Enhanced energy-storage performances of (1-x)PbZrO3-xPbSnO3 antiferroelectric thin films under low electric fields

In this work, (1-x)PbZrO3-xPbSnO3 (PZO-PSO) antiferroelectric thin films were prepared on Pt(111)/Ti/SiO2/Si substrates by a sol-gel method in order to improve energy-storage performances under low electric fields, and the effects of PSO content on microstructures, electrical performances and energy storage behaviors of the thin films were studied in-detail. The results showed that doping PSO in PZO thin films can reduce the stability of antiferroelectric phase, thus ferroelectric polarization of the thin films can reach a lager value at low electric fields. Meanwhile, polyphase components including tetragonal and orthorhombic phase were generated in the PZO-PSO thin films, leading to diffusive phase transition from antiferroelectric to ferroelectric phase under the electric field.

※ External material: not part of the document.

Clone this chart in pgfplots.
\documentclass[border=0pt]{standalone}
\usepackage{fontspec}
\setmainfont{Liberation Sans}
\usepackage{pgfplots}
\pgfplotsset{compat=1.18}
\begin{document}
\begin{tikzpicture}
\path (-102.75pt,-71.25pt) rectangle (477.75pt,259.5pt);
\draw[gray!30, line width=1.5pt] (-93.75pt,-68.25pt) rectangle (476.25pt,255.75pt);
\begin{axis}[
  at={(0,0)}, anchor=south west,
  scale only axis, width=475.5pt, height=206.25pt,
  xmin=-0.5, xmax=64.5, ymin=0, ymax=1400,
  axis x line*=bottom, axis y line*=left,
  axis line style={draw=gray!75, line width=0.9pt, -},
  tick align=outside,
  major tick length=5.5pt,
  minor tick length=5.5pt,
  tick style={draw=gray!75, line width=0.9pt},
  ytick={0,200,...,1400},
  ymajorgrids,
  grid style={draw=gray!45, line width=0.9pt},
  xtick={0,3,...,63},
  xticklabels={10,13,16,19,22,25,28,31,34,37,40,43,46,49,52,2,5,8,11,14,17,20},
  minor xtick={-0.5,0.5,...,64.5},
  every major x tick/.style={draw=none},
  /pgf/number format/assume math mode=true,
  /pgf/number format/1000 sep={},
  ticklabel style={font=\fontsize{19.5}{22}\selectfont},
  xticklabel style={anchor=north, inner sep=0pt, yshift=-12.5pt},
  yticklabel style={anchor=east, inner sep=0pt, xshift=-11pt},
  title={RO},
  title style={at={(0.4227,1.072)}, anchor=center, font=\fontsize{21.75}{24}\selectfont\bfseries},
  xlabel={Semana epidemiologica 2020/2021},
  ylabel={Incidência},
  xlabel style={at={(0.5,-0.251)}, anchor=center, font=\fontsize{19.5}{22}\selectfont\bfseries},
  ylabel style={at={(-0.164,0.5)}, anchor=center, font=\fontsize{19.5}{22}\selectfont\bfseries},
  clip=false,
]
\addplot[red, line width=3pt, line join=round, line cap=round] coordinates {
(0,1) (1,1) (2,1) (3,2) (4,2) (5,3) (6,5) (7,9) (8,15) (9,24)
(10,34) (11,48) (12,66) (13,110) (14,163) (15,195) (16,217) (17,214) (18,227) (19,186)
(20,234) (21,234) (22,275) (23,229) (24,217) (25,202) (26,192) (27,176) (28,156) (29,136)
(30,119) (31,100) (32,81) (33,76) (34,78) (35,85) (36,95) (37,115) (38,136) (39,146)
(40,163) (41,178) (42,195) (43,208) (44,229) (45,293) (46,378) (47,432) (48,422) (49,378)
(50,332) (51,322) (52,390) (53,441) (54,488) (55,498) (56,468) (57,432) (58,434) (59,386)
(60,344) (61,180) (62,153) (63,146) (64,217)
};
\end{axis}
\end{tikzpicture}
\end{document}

Hence, the energy storage behaviors of the PZO-PSO thin films under low electric field were improved significantly. When PSO content was x = 0.48, its energy storage density and efficiency reached the maximum values of 6.11 J/cm3 and 72% at 333 kV/cm, which was 68.26% and 10% higher than pure PZO thin films, respectively. Our results will lay a solid foundation for developing energy-storing antiferroelectric thin films for the application of dielectric capacitors at low electric fields.